Los economistas norteamericanos T. Sargent y N. Wallace explicaron claramente hace ya cuatro décadas que un pasivo en pesos que devenga tasa de interés a nivel del banco central no es más que inflación reprimida. Claro que cuando escribieron esto, no podían probablemente imaginar que un banco central estaría dispuesto a acarrear dólares en su activo a tasa cero como respaldo de onerosos pasivos en su propia moneda. En efecto, en el mundo racional de los economistas, es difícil encontrar un agente que esté dispuesto a colocarse del otro lado de una transacción que demostradamente ha resultado ser beneficiosa para quien la asuma. Nos referimos al “carry-trade”, que implica vender una moneda de tasa baja para colocar en una moneda de tasa más alta. Si a esto se agrega un banco central dispuesto a “planchar” el tipo de cambio, la oferta es demasiado buena para ser rechazada. Esta fue la clave de las políticas astorista-bergaristas durante sus quince años de “milagro económico”, y explican por qué los inversores internacionales los extrañan tanto. El resultado de sus políticas es que se terminó subsidiando a cuanto especulador en el mundo se enteró de tan interesante “destino de inversión”, mientras que la cuenta llegaba en cómodas cuotas a todo el sector productivo nacional.
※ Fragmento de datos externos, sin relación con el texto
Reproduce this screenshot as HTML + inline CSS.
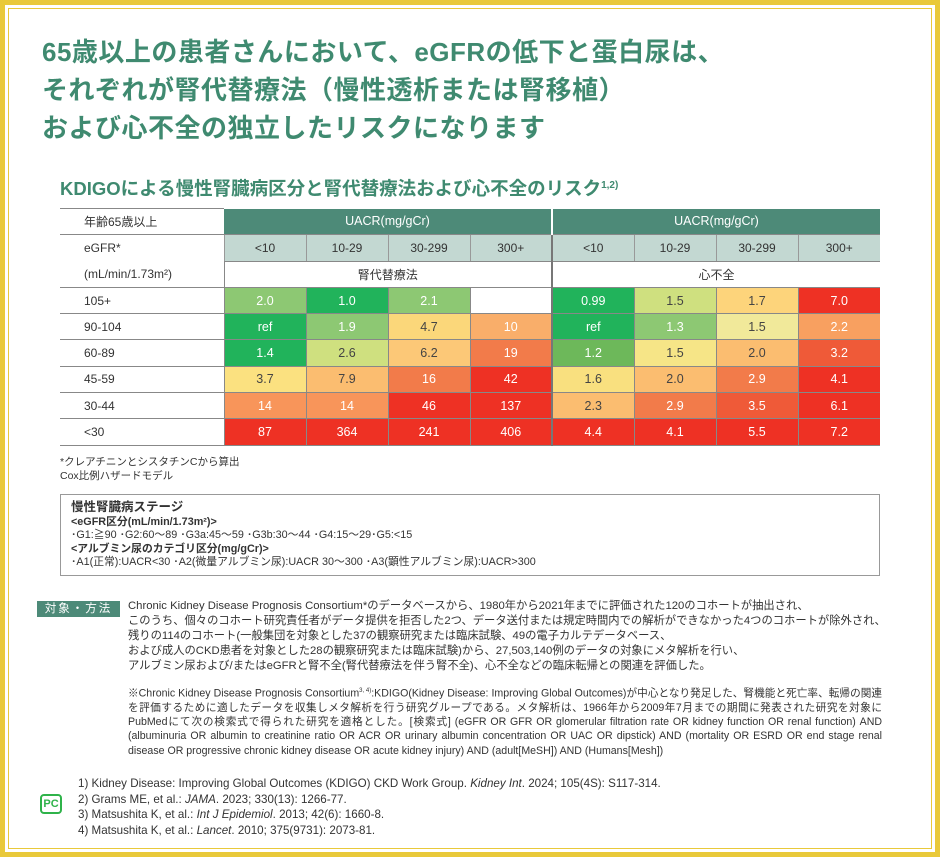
<!DOCTYPE html>
<html><head><meta charset="utf-8"><style>
*{margin:0;padding:0;box-sizing:border-box}
body{width:940px;height:857px;background:#fff;font-family:"Liberation Sans","Noto Sans CJK JP",sans-serif;color:#333;position:relative;overflow:hidden}
.frame{position:absolute;left:0;top:0;width:940px;height:857px;border:5px solid #e9c93a;}
.frame2{position:absolute;left:8px;top:8px;width:924px;height:841px;border:1px solid #e9c93a}
h1{position:absolute;left:42px;top:33px;font-size:26px;line-height:38px;color:#3f8a70;font-weight:bold;letter-spacing:0.5px}
h2{position:absolute;left:60px;top:175px;font-size:18.5px;color:#3f8a70;font-weight:bold}
h2 sup{font-size:10px}
table{position:absolute;left:60px;top:208px;border-collapse:collapse;font-size:12px}
td{height:26.3px;text-align:center;border-bottom:1px solid #888;}
td.l{text-align:left;padding-left:24px;width:164px;color:#333}
.hd{background:#4d8a78;color:#fff;font-size:12.5px}
.sh{background:#c3d8d2;border-left:1px solid #999;width:82px}
.c{color:#fff;width:82px;border-left:1px solid #888;font-size:12.5px}
.d{color:#444}
.g{border-left:2px solid #777!important}
.notes{position:absolute;left:60px;top:455px;font-size:10.5px;line-height:14px}
.box{position:absolute;left:60px;top:494px;width:820px;height:82px;border:1px solid #999;padding:6px 10px;font-size:10.8px;line-height:13.5px}
.tag{position:absolute;left:37px;top:601px;width:83px;height:16px;background:#4d8a78;color:#fff;font-size:11.5px;text-align:center;line-height:16px;letter-spacing:2px}
.m{position:absolute;left:128px;top:599px;font-size:11.3px;line-height:15px;width:780px;white-space:nowrap}
.m2{position:absolute;left:128px;top:684px;font-size:10.6px;line-height:14.3px;width:754px;text-align:justify}
.refs{position:absolute;left:78px;top:776px;font-size:11.6px;line-height:15.5px}
.pc{position:absolute;left:40px;top:794px;width:22px;height:20px;border:2px solid #2fb34a;border-radius:4px;color:#2fb34a;font-weight:bold;font-size:11px;text-align:center;line-height:16px}
</style></head><body>
<div class="frame"></div><div class="frame2"></div>
<h1>65歳以上の患者さんにおいて、eGFRの低下と蛋白尿は、<br>それぞれが腎代替療法（慢性透析または腎移植）<br>および心不全の独立したリスクになります</h1>
<h2>KDIGOによる慢性腎臓病区分と腎代替療法および心不全のリスク<sup>1,2)</sup></h2>
<table>
<tr><td class="l" style="border-top:1px solid #888">年齢65歳以上</td><td class="hd" colspan="4">UACR(mg/gCr)</td><td class="hd g" colspan="4" style="border-left:2px solid #fff!important">UACR(mg/gCr)</td></tr>
<tr><td class="l" style="border-bottom:none">eGFR*</td><td class="sh">&lt;10</td><td class="sh">10-29</td><td class="sh">30-299</td><td class="sh">300+</td><td class="sh g">&lt;10</td><td class="sh">10-29</td><td class="sh">30-299</td><td class="sh">300+</td></tr>
<tr><td class="l">(mL/min/1.73m²)</td><td colspan="4" style="border-left:1px solid #888">腎代替療法</td><td colspan="4" class="g">心不全</td></tr>
<tr><td class="l">105+</td><td class="c" style="background:#8dc873">2.0</td><td class="c" style="background:#21b35b">1.0</td><td class="c" style="background:#8dc873">2.1</td><td class="c" style="background:#fff"></td><td class="c g" style="background:#21b35b">0.99</td><td class="c d" style="background:#cfe07f">1.5</td><td class="c d" style="background:#fdd47b">1.7</td><td class="c" style="background:#ee3124">7.0</td></tr>
<tr><td class="l">90-104</td><td class="c" style="background:#21b35b">ref</td><td class="c" style="background:#8dc873">1.9</td><td class="c d" style="background:#fbd77a">4.7</td><td class="c" style="background:#f9ae6a">10</td><td class="c g" style="background:#21b35b">ref</td><td class="c" style="background:#8dc873">1.3</td><td class="c d" style="background:#f1e99a">1.5</td><td class="c" style="background:#f8a060">2.2</td></tr>
<tr><td class="l">60-89</td><td class="c" style="background:#21b35b">1.4</td><td class="c d" style="background:#cfe07f">2.6</td><td class="c d" style="background:#fcc877">6.2</td><td class="c" style="background:#f27b4a">19</td><td class="c g" style="background:#6db85a">1.2</td><td class="c d" style="background:#f6e587">1.5</td><td class="c d" style="background:#fbbd70">2.0</td><td class="c" style="background:#ef5a38">3.2</td></tr>
<tr><td class="l">45-59</td><td class="c d" style="background:#fbe180">3.7</td><td class="c d" style="background:#fbbd70">7.9</td><td class="c" style="background:#f27b4a">16</td><td class="c" style="background:#ee3124">42</td><td class="c g d" style="background:#f9e07f">1.6</td><td class="c d" style="background:#fbbd70">2.0</td><td class="c" style="background:#f27b4a">2.9</td><td class="c" style="background:#ee3124">4.1</td></tr>
<tr><td class="l">30-44</td><td class="c" style="background:#f8955a">14</td><td class="c" style="background:#f8955a">14</td><td class="c" style="background:#ee3124">46</td><td class="c" style="background:#ee3124">137</td><td class="c g d" style="background:#fbbd70">2.3</td><td class="c" style="background:#f27b4a">2.9</td><td class="c" style="background:#ef5a38">3.5</td><td class="c" style="background:#ee3124">6.1</td></tr>
<tr><td class="l">&lt;30</td><td class="c" style="background:#ee3124">87</td><td class="c" style="background:#ee3124">364</td><td class="c" style="background:#ee3124">241</td><td class="c" style="background:#ee3124">406</td><td class="c g" style="background:#ee3124">4.4</td><td class="c" style="background:#ee3124">4.1</td><td class="c" style="background:#ee3124">5.5</td><td class="c" style="background:#ee3124">7.2</td></tr>
</table>
<div class="notes">*クレアチニンとシスタチンCから算出<br>Cox比例ハザードモデル</div>
<div class="box"><b style="font-size:12.5px">慢性腎臓病ステージ</b><br><b>&lt;eGFR区分(mL/min/1.73m²)&gt;</b><br>･G1:≧90 ･G2:60～89 ･G3a:45～59 ･G3b:30～44 ･G4:15～29･G5:&lt;15<br><b>&lt;アルブミン尿のカテゴリ区分(mg/gCr)&gt;</b><br>･A1(正常):UACR&lt;30 ･A2(微量アルブミン尿):UACR 30～300 ･A3(顕性アルブミン尿):UACR&gt;300</div>
<div class="tag">対象・方法</div>
<div class="m">Chronic Kidney Disease Prognosis Consortium*のデータベースから、1980年から2021年までに評価された120のコホートが抽出され、<br>このうち、個々のコホート研究責任者がデータ提供を拒否した2つ、データ送付または規定時間内での解析ができなかった4つのコホートが除外され、<br>残りの114のコホート(一般集団を対象とした37の観察研究または臨床試験、49の電子カルテデータベース、<br>および成人のCKD患者を対象とした28の観察研究または臨床試験)から、27,503,140例のデータの対象にメタ解析を行い、<br>アルブミン尿および/またはeGFRと腎不全(腎代替療法を伴う腎不全)、心不全などの臨床転帰との関連を評価した。</div>
<div class="m2">※Chronic Kidney Disease Prognosis Consortium<sup style="font-size:6px">3, 4)</sup>:KDIGO(Kidney Disease: Improving Global Outcomes)が中心となり発足した、腎機能と死亡率、転帰の関連を評価するために適したデータを収集しメタ解析を行う研究グループである。メタ解析は、1966年から2009年7月までの期間に発表された研究を対象にPubMedにて次の検索式で得られた研究を適格とした。[検索式] (eGFR OR GFR OR glomerular filtration rate OR kidney function OR renal function) AND (albuminuria OR albumin to creatinine ratio OR ACR OR urinary albumin concentration OR UAC OR dipstick) AND (mortality OR ESRD OR end stage renal disease OR progressive chronic kidney disease OR acute kidney injury) AND (adult[MeSH]) AND (Humans[Mesh])</div>
<div class="pc">PC</div>
<div class="refs">1) Kidney Disease: Improving Global Outcomes (KDIGO) CKD Work Group. <i>Kidney Int</i>. 2024; 105(4S): S117-314.<br>2) Grams ME, et al.: <i>JAMA</i>. 2023; 330(13): 1266-77.<br>3) Matsushita K, et al.: <i>Int J Epidemiol</i>. 2013; 42(6): 1660-8.<br>4) Matsushita K, et al.: <i>Lancet</i>. 2010; 375(9731): 2073-81.</div>
</body></html>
Hubiéramos pensado que esta sería una de las primeras cosas que cambiaría en el BCU. Sin embargo, a casi dos años de gobierno, la estructura de su balance es prácticamente la misma, lo que no debería sorprender cuando se advierte que su accionar no ha variado sustancialmente. Si no cambian las políticas es de esperar que, ante las crecientes presiones inflacionarias, el tipo de cambio siga presionando hacia la baja y, con ello, la competitividad que ganamos con la reciente mejora en los términos de intercambio –covid mediante– comience a deteriorarse. Vaya que no logramos aprender la lección.